Self-hosting Supabase: Is It Worth It?
Supabase is popular. Supabase OSS is free and open source. On the surface, self-hosting Supabase looks appealing—keep your data in your cloud, avoid vendor lock-in, save money. But the reality is more complex. Self-hosting Supabase OSS means maintaining PostgreSQL, RealtimeDB, GoTrue auth, Storage, and Vector services yourself. The operational burden is substantial. Features lag behind the hosted product. And the cost of running and maintaining these services often exceeds hosted Supabase pricing.
The Appeal of Self-Hosting Supabase
Self-hosting sounds attractive: deploy open-source code, control your data, own your infrastructure. For small deployments, it works. As scale increases, the reality shifts. Keeping Postgres in sync across environments, managing replication, handling backups and recovery, updating components—it all takes ops resources. Time spent on maintenance is time not spent on product.
Many teams start by self-hosting, then hire ops staff as complexity grows. The "free" open source product silently becomes expensive through headcount.
What You Get with Hosted Supabase vs. Self-Hosted
Hosted Supabase includes managed backups, multi-region replication, built-in disaster recovery, and zero-downtime scaling. The self-hosted version gives you raw components that you assemble. Missing pieces like observability dashboards, security patching, version upgrades, and debugging tools are your responsibility.

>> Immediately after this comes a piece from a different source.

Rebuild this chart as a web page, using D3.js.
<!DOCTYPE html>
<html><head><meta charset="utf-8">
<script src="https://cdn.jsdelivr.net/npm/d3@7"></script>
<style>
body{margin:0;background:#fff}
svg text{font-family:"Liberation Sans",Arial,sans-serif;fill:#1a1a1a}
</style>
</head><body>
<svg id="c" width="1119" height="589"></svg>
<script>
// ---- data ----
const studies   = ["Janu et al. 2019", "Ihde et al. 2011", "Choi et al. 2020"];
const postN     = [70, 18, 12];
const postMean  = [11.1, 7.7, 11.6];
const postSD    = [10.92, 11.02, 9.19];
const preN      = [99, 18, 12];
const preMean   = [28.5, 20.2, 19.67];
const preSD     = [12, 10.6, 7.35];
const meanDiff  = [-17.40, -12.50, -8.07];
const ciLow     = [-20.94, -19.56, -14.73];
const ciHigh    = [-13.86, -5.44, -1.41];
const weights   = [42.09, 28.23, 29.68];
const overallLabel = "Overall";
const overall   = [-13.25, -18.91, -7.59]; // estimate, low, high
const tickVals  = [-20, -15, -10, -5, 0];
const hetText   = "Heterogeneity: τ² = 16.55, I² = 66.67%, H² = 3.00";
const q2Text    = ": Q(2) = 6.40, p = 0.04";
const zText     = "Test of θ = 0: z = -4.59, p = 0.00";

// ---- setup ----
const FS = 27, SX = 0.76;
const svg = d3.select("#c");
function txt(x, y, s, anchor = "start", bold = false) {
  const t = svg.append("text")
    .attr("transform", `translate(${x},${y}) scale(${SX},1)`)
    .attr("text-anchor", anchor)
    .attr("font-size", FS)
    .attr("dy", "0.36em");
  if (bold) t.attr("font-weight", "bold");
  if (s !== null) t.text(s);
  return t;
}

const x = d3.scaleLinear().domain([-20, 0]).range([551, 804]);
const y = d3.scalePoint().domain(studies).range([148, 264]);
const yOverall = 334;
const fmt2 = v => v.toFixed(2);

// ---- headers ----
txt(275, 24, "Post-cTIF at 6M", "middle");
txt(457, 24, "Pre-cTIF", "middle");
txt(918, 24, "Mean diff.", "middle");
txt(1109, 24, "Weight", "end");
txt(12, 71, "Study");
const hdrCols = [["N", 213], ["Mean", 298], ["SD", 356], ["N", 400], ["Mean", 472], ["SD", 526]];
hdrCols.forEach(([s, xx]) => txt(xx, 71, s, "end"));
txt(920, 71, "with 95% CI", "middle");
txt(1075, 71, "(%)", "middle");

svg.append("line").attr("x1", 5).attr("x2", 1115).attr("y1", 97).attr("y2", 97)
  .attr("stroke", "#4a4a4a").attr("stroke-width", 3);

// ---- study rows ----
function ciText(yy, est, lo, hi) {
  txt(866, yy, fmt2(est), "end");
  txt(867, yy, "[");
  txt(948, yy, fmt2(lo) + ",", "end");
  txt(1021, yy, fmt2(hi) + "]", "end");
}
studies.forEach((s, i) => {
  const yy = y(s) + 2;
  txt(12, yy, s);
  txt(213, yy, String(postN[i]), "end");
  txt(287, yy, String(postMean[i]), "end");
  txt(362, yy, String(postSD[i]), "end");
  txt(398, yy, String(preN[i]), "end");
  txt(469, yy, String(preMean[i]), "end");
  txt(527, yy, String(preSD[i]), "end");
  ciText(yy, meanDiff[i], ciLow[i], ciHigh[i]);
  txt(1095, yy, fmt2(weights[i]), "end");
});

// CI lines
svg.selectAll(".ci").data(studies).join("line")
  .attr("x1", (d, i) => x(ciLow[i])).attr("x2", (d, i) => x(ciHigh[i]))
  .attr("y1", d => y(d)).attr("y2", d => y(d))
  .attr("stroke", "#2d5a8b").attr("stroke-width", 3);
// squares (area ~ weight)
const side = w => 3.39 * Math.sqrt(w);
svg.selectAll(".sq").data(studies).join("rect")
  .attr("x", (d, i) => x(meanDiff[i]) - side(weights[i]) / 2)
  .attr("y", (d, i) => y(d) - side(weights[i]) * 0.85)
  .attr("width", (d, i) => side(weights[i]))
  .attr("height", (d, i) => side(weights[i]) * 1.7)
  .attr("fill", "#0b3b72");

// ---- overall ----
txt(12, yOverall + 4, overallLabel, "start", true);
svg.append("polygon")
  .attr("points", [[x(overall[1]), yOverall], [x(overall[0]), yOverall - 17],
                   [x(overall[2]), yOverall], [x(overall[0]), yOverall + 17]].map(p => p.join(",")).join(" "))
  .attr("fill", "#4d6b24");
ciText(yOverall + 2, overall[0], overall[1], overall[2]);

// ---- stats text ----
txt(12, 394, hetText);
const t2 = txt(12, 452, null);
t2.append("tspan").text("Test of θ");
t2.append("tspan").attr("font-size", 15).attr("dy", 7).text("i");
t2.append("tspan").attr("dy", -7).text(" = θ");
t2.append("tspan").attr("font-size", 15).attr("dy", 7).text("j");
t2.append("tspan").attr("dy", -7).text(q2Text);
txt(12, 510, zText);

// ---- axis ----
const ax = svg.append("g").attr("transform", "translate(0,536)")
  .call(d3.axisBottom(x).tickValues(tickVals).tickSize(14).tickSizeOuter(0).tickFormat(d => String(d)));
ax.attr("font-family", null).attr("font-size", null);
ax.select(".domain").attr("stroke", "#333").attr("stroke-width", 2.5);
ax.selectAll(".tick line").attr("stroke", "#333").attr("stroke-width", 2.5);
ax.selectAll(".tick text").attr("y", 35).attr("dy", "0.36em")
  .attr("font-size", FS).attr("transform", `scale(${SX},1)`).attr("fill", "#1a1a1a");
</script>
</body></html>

Feature parity is also an issue. Hosted Supabase gets new features, performance improvements, and security fixes faster than the OSS version. Self-hosted teams often lag behind.
The Operational Reality
Running Postgres in production is non-trivial. Regular backups, WAL archiving, replication setup, connection pooling, scaling—each requires expertise. The RealtimeDB component needs careful tuning for low latency. GoTrue requires identity and access management knowledge. Storage requires managing object lifecycle and permissions.

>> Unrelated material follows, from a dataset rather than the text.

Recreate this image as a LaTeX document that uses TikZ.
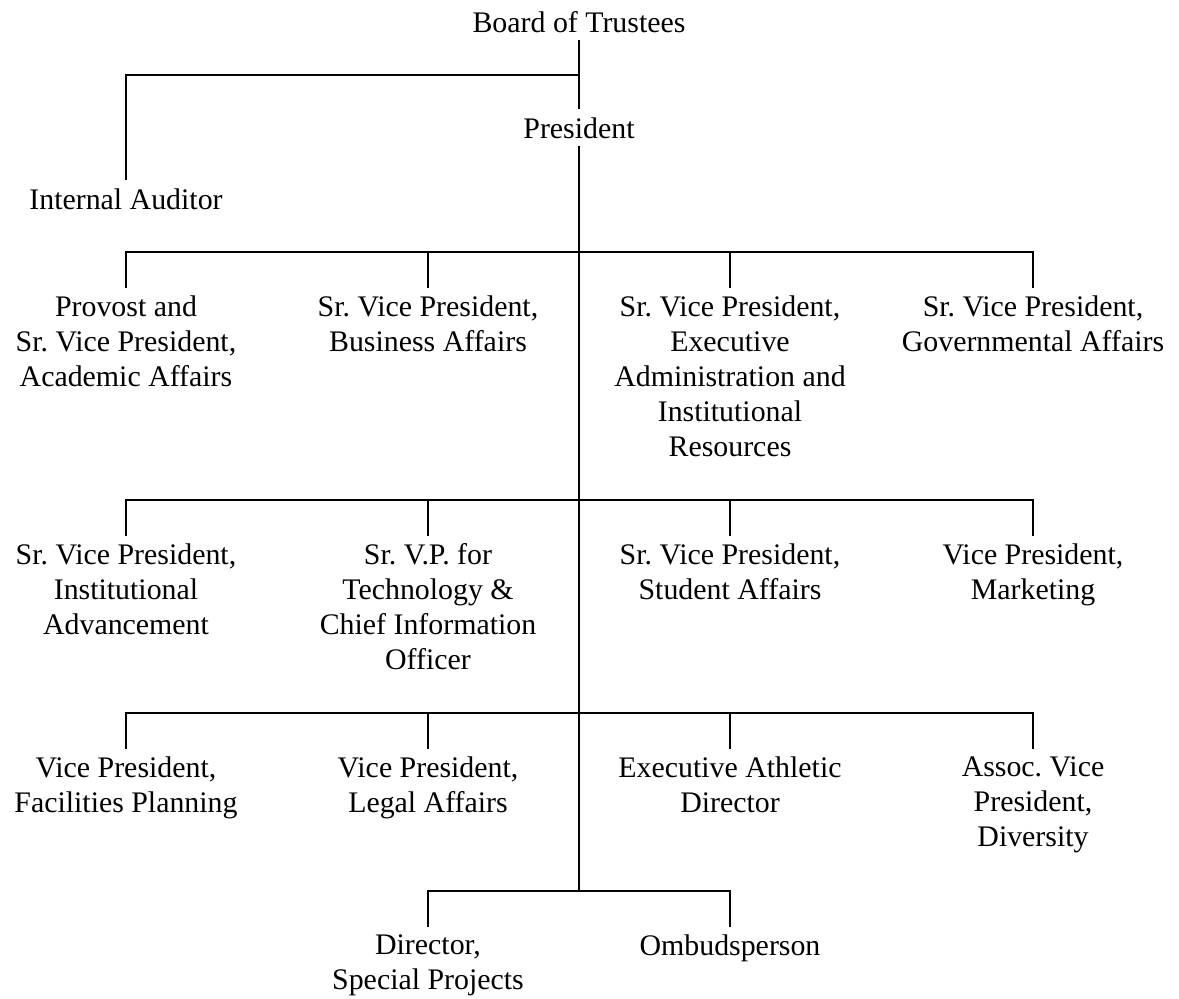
\documentclass[tikz,border=0pt]{standalone}
\usepackage{fontspec}
\setmainfont{Liberation Serif}
\usepackage{tikz}
\frenchspacing

\tikzset{
  unit/.style={align=center, anchor=north, inner sep=0pt, outer sep=4.5pt},
  head/.style={anchor=base, inner sep=0pt, outer sep=4.5pt},
  link/.style={line width=1.3pt}
}

\begin{document}
\begin{tikzpicture}[x=0.02cm, y=-0.02cm, font=\fontsize{17}{19.9}\selectfont]
  \useasboundingbox (0,0) rectangle (1179,998);
  \node[head] (board) at (579,32) {Board of Trustees};
  \node[head] (pres) at (579,138) {President};
  \node[head] (audit) at (126,209) {Internal Auditor};
  \coordinate (j0) at (579,75);
  \coordinate (r1) at (579,252);
  \coordinate (r2) at (579,500);
  \coordinate (r3) at (579,713);
  \coordinate (r4) at (579,891);
  \node[unit] (prov) at (126,288) {Provost and\\Sr. Vice President,\\Academic Affairs};
  \node[unit] (svpb) at (428,288) {Sr. Vice President,\\Business Affairs};
  \node[unit] (svpe) at (730,288) {Sr. Vice President,\\Executive\\Administration and\\Institutional\\Resources};
  \node[unit] (svpg) at (1033,288) {Sr. Vice President,\\Governmental Affairs};
  \node[unit] (svpi) at (126,536) {Sr. Vice President,\\Institutional\\Advancement};
  \node[unit] (svpt) at (428,536) {Sr. V.P. for\\Technology \&\\Chief Information\\Officer};
  \node[unit] (svps) at (730,536) {Sr. Vice President,\\Student Affairs};
  \node[unit] (vpm) at (1033,536) {Vice President,\\Marketing};
  \node[unit] (vpf) at (126,749) {Vice President,\\Facilities Planning};
  \node[unit] (vpl) at (428,749) {Vice President,\\Legal Affairs};
  \node[unit] (ead) at (730,749) {Executive Athletic\\Director};
  \node[unit] (avpd) at (1033,749) {Assoc. Vice\\President,\\Diversity};
  \node[unit] (dsp) at (428,927) {Director,\\Special Projects};
  \node[unit] (omb) at (730,927) {Ombudsperson};
  \draw[link] (board) -- (pres);
  \draw[link] (j0) -| (audit);
  \draw[link] (pres) -- (r4);
  \foreach \n in {prov,svpb,svpe,svpg} \draw[link] (r1) -| (\n);
  \foreach \n in {svpi,svpt,svps,vpm} \draw[link] (r2) -| (\n);
  \foreach \n in {vpf,vpl,ead,avpd} \draw[link] (r3) -| (\n);
  \foreach \n in {dsp,omb} \draw[link] (r4) -| (\n);
\end{tikzpicture}
\end{document}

When something breaks—and it will—you're on call. No support team to escalate to. Your engineers debug infrastructure rather than features.
The Hidden Cost of Self-Hosting
A typical self-hosted Supabase team spends 1-2 FTE on operations. That's $120K-$240K per year. Add infrastructure costs—persistent compute, managed databases, object storage for backups. The total often exceeds hosted Supabase pricing, especially when you factor in downtime risk and the opportunity cost of lost engineering productivity.

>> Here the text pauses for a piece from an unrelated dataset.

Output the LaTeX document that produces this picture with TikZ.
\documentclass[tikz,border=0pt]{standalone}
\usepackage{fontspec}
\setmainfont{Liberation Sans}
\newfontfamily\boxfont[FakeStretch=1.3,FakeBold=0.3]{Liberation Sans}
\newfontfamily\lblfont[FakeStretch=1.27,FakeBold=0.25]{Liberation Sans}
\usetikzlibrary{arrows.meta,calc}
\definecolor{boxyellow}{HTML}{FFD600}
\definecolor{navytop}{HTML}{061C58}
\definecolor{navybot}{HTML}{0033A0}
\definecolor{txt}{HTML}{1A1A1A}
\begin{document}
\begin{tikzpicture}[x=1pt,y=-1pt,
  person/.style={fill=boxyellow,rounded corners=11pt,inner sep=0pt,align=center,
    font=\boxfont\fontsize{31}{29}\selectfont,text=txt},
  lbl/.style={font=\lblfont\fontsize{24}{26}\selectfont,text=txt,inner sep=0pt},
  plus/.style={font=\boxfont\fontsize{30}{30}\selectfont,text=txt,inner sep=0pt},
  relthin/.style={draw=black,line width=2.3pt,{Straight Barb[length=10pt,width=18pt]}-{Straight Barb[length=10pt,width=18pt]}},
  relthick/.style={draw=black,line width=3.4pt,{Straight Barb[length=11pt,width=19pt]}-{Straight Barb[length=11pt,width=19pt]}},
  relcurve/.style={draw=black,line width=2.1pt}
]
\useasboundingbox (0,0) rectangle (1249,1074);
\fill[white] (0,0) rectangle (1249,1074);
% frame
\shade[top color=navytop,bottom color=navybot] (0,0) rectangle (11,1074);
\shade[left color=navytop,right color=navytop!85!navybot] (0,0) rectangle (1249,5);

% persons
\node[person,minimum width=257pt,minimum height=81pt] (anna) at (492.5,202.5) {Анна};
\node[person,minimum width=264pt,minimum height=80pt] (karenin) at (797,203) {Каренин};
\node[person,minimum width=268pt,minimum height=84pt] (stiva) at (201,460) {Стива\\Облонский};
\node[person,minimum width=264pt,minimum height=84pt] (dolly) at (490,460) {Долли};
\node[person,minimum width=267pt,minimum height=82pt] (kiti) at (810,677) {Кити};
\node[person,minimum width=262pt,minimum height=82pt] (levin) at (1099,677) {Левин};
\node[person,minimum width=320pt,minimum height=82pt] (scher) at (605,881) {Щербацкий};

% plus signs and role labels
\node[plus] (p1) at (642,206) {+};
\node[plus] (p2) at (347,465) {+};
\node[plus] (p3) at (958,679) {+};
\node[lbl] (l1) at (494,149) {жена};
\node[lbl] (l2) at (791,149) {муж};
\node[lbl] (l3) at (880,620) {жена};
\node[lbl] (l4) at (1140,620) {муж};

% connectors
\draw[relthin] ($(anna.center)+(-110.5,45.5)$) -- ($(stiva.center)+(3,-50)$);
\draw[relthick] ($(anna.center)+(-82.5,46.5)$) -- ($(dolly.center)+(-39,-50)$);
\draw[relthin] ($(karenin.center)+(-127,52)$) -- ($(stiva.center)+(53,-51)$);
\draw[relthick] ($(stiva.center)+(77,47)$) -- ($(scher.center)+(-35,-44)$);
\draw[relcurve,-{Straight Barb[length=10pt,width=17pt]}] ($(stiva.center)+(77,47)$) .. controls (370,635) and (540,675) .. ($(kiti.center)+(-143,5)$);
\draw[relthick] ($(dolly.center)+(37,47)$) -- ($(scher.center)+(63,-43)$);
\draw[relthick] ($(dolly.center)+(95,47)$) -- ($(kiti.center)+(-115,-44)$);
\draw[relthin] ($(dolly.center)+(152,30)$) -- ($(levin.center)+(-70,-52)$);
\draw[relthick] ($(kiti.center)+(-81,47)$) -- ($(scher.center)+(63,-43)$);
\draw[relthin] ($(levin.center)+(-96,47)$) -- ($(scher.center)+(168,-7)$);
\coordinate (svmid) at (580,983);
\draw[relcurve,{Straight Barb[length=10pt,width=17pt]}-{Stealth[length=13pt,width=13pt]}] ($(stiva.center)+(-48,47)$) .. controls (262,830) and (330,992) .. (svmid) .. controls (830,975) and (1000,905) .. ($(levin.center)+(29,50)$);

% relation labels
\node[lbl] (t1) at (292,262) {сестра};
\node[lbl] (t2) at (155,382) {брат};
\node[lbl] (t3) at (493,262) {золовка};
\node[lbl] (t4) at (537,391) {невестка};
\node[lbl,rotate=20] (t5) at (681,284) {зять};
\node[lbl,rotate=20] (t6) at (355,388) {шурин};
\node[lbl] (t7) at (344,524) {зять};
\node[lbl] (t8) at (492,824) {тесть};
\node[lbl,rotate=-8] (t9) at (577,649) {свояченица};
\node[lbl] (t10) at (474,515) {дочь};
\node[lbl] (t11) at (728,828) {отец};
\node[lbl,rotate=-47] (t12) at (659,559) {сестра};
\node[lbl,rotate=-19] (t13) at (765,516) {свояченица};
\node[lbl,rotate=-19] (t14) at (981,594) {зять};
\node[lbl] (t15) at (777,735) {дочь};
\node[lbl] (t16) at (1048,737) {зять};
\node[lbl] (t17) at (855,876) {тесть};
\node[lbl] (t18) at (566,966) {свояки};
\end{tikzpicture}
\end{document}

For teams smaller than 50 people, the ROI on self-hosting is poor. Hosted services are cheaper. For larger enterprises with dedicated DevOps teams and regulatory requirements, self-hosting makes sense only if compliance demands are unmet by hosted options.
When Self-Hosting Makes Sense
Self-hosting is worthwhile for organizations with strict data residency requirements (GDPR, HIPAA, FedRAMP), dedicated ops teams, and the need for deep customization. If your industry demands you keep all data on-premises or in a specific jurisdiction, self-hosting (or BYOC) is necessary.
But don't self-host just to avoid vendor lock-in or save money—the math rarely works unless you have economies of scale.
Why Vela is Different
Vela offers BYOC (Bring Your Own Cloud)—you run it in your account, not Vela's. But unlike self-hosted Supabase, Vela handles the complexity. Vela manages scaling, backups, security patches, and replication. You get infrastructure in your cloud without the operational burden.
This bridges the gap between control and simplicity. You keep data in your VPC. Compliance is simple. But you don't need a dedicated ops team because Vela handles the heavy lifting.
The Verdict
If you're considering self-hosted Supabase, be honest about the operational cost. If compliance or data residency is the driver, explore BYOC options like Vela that give you control without the burden. If cost savings is the motivation, the math rarely works—hosted services are usually cheaper when you include ops headcount.